Monsieur le président, monsieur le garde des sceaux, mes chers collègues, l'objet du projet de loi dont la discussion nous réunit aujourd'hui est clair : durcir la législation sur le mariage afin de l'utiliser comme outil de régulation des flux migratoires. Il vise, de ce fait, directement les étrangers et cible exclusivement les mariages binationaux. L'esprit de ce texte sous-entend que ces mariages seraient en majorité des mariages de complaisance.

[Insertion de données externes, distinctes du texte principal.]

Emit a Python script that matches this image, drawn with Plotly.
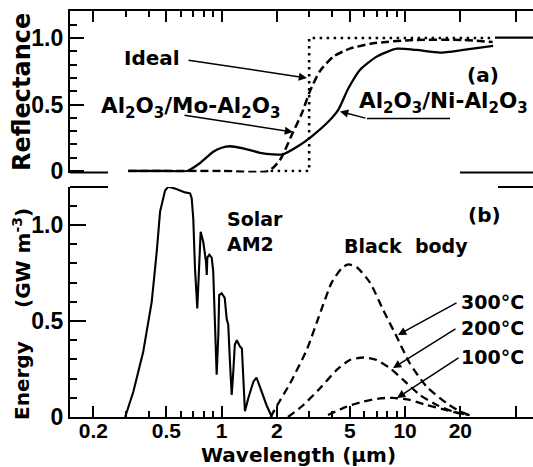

Les deux premières phrases de l'exposé des motifs sont sans ambiguïté et illustrent parfaitement mes propos : « La lutte contre l'immigration irrégulière et les mariages forcés constitue l'une des priorités du Gouvernement. Force est de constater que les règles du mariage, conforme à notre idéal républicain, sont trop souvent détournées de leur objet à des fins purement migratoires. » Tout est dit !
Par parenthèse, que penser des grands mariages bourgeois du xixe siècle, ô combien arrangés, qui déjà détournaient les règles du mariage à des fins purement économiques ?
À l'Assemblée nationale, monsieur le garde des sceaux, vous accusiez nos collègues de critiquer un texte qui n'était pas le vôtre, car, prétendiez-vous, il n'y est nullement question d'immigration. L'exposé des motifs, nous venons de le voir, vient apporter un premier bémol à ces allégations.
Le rapport de notre collègue M. Lecerf vient en apporter un second. Il est en effet très clair quand il établit insidieusement un lien entre mariages mixtes - ou binationaux, pour être en accord avec mes collègues socialistes - et mariages de complaisance : « Certes, il serait caricatural d'assimiler mariages binationaux et mariages simulés. [...] Néanmoins, » - et tout est dans cette nuance - « la coïncidence de ce phénomène avec le renforcement des contrôles de l'immigration et l'intérêt comparatif accru du mariage binational n'apparaît pas totalement fortuite ».
Le doute n'est plus permis : les mariages binationaux sont purement et simplement identifiés à des mariages de complaisance, contractés dans le seul but d'obtenir un titre de séjour et/ou la nationalité française.